I'm not going to ignore Martin Luther King, Jr.'s contribution to the civil rights movement because he cheated on his wife. I look to the good things he did and remind myself that he was a fallible human being, doing his best, even if that best is disappointing to me.
I still love Marion Zimmer Bradley's books in spite of the horrible revelations about what she was like, what she did to her children and others. That's a real conflict for me, to be honest, especially because I was also abused as a child. I don't know what to do with it, but there it is. Love the books. Be disgusted by the author.
And then there are the smaller ones. The times I discovered that people I admired (maybe not such big names as King or Zimmer Bradley, but still) are right-wingers or think climate change is a hoax or are picky eaters or don't like cats. Nothing earth-shattering, but enough to seriously crack the illusion I had built in my mind.
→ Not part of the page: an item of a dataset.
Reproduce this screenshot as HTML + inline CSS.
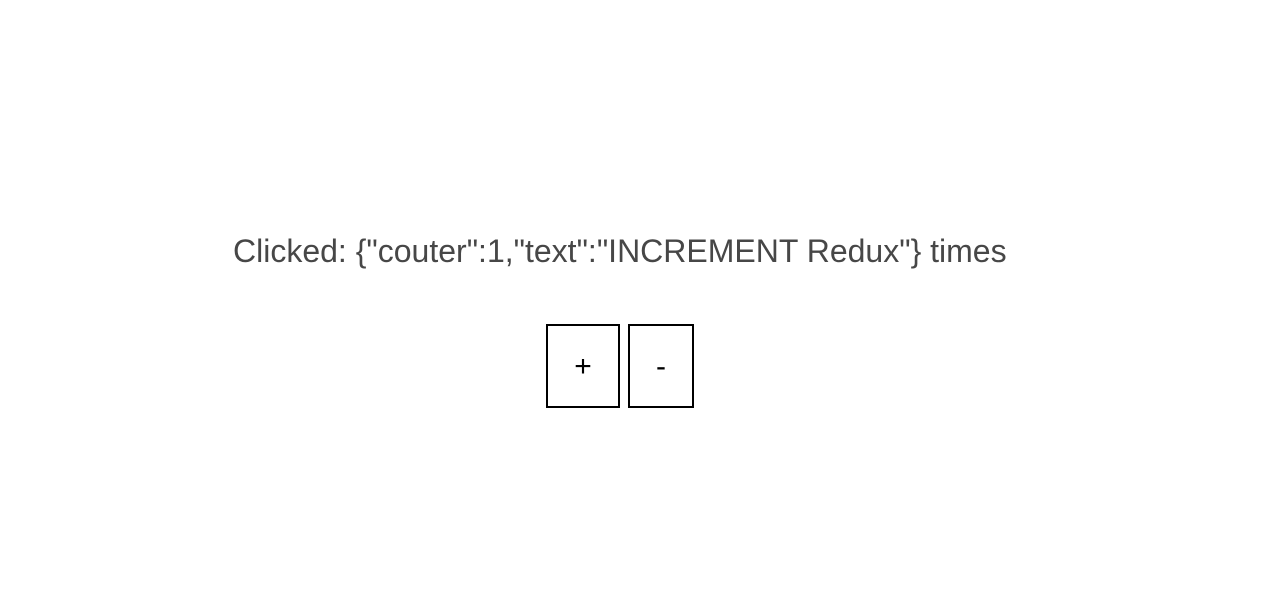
<!DOCTYPE html>
<html><head><style>
html,body{margin:0;padding:0;background:#fff;width:1262px;height:606px;overflow:hidden;font-family:"Liberation Sans",Arial,sans-serif;}
.t{position:absolute;left:233px;top:232px;font-size:32px;color:#474747;white-space:nowrap;line-height:38px;}
.b{position:absolute;top:324px;height:78px;padding-top:2px;border:2px solid #000;box-sizing:content-box;font-size:30px;color:#000;display:flex;align-items:center;justify-content:center;}
</style></head><body>
<div class="t">Clicked: {"couter":1,"text":"INCREMENT Redux"} times</div>
<div class="b" style="left:546px;width:70px;">+</div>
<div class="b" style="left:628px;width:62px;">-</div>
</body></html>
When we admire people, public figures, that admiration typically stems from something they do: act in movies and TV shows, write books, work on the front lines of activism, and so on. It's natural to extrapolate from there. It's natural to want to think that everything else about them is something we would like, that everything else about them matches our tastes and our values and our beliefs. So we build up a mental image of how we're sure they must be, and when it turns out we're wrong, we get upset.
I don't guess there's much we can do to stop this process. I know I do it, and I see it all around me. Maybe it's just a natural human thing.
But ultimately, we need to remember that we're all humans, all fallible and imperfect and flawed. Shoot, some of us don't even like kitschy modern versions of Michelangelo's paintings. I guess you can't please everyone.